Working with cinematographer Martin Gschlacht, Spielmann indulges us with ample space to trace the intricate impulses of this drive.  Long shots from a fixed position let us explore what happens within the frame.  Alex’s motorcycle might just drive right out of it, the camera landing us instead (and twice) at a rustic crucifix the size of a scarecrow planted in the forest.  To help Hausner, Alex splits logs, wielding his ax like a fifth limb from his torso, spitting the wood through the air. Meanwhile Robert runs his own marathon, relentlessly pounding the paths through the woods.  Both men moody and forlorn, they privately cave in and heave up sobs.  For all its acutely discerning distance, Revanche is an exquisitely intimate film.  Its sparse dialogue is sharp as cut glass.  “If you’d talk to me we could be close,” begs Susanne, seemingly a minor character until a taut but incredibly moving exchange between her and Alex reminds us we’ve heard her plea before, with her husband, only this time the stakes are higher, and it works.  In that simple line is the key to the catharsis this drama delivers, but of course it comes later, when unexpectedly, two other people “talk.” 

 

Two men take stock of Alex to his face: Tamara’s boss warns him, “You’re too soft… People can tell immediately”; Hausner, his grandfather, applauds him, “You’re a hell of a worker — women always notice a man who can work.” Yet Alex is perpetually scaring the women in the film. He frightens Tamara twice, once with a gun and once in a ski mask; both prefigure her death.  He alarms Susanne twice when he lurks in silence, hidden in the dark, each time foreshadowing his future with her.  Both women, in analogous moments, ask him to slow down.  Two photos of Tamara loom large: one tucked inside her passport that Alex pins to his wall after she’s gone, and another, a police shot of her corpse, that Robert carries with him in his angst.  In an uncanny way there are doubles in the casting, not literally, but visually.  It’s significant that Tamara and Susanne look alike, but for a somewhat different reason, it’s important that Alex and Robert do as well. 

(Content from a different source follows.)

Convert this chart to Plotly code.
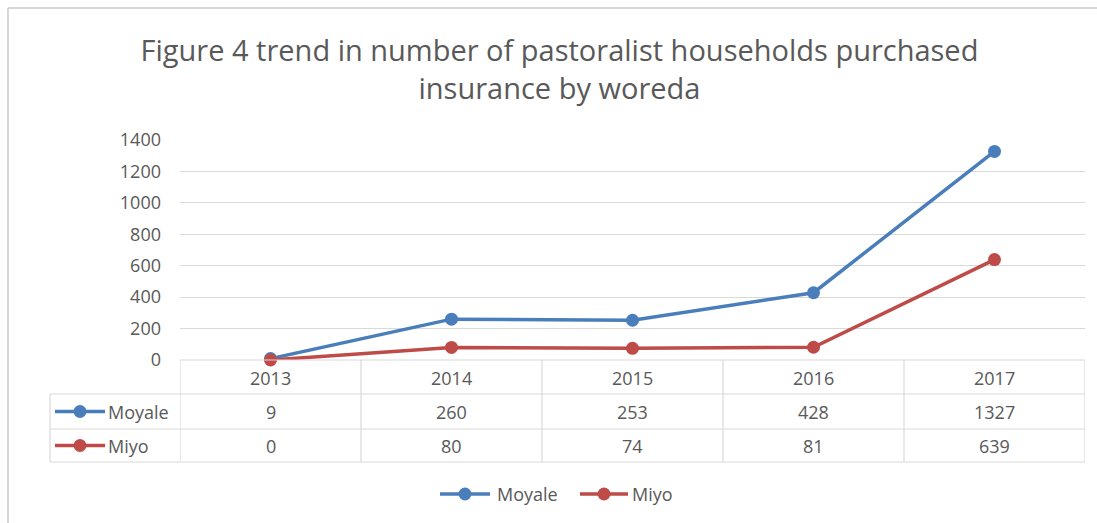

“In Vienna you end up either arrogant or a scoundrel,” observes the sagacious Hausner of his grandson Alex.  Surprisingly, for the only half-corrupt Alex and the merely ineffectual Robert, there is a latent force in the countryside — in the humble, earthy offerings of nature — that begs a choice from them.  Revanche — either revenge or redemption, self-destruction or self-renewal — means not only “vengeance” but also “a second chance.”  And what’s interesting here is the way that other players, Susanne for one and Hausner for another, make the difference.  The work they take up in their lives, their commitment to it along with their loves, pushes the choices Alex and Robert must make. 

 

But back to that fifth good person, Tamara, who lives beyond her death: Revanche has a third meaning, “a policy held by a nation or an ethnic group to regain lost standing.”  Tamara’s broken German, her dangerous work, her Eastern origins, her needs and her dreams, come full circle with the mysteries of the Mayerling —  the double deaths at that hunting lodge in the woods, the curse of its clandestine couple, Marie Vetsera’s Turkish ancestry, her brutalized, smuggled, and secretly buried body, twice exhumed and examined but never the culprit disclosed.  It’s a saga long disputed and embroidered, but not without consequential overtones (namely, the end of an empire).  According to legend, the trees of the Vienna Woods still hear the whispers of the Carmelite nuns of Heilingenkreuz — their convent converted by the Emperor Franz Josef from the “tryst-haus” of his son — as they pray for the repose of Rudolf’s soul.  And that same air might carry the simple song of a Ukranian woman and the accordion notes of an old man gone to meet his wife….

 


Revanche

 

Director: Götz Spielmann; Producers: Mathias Forberg, Heinz Stussak, Götz Spielmann, Sandra Bohle; Screenplay: Götz Spielmann; Cinematography: Martin Gschlacht; Sound: Heinz Ebner; Editor: Karina Ressler; Production Designer: Maria Gruber; Costumes: Monika Buttinger, Music Advisor: Walter W. Cikan. 

 

Cast: Johannes Krisch, Ursula Strauss, Andreas Lust, Irina Potapenko, Hannes Thanheiser, Hanno Pöschl, Linde Prelog, Peter Josch, Magdalena Kropiunig, Toni Slama, Rainer Gradischnig.

 

Color, 35mm, 121 minutes.  In German with English subtitles.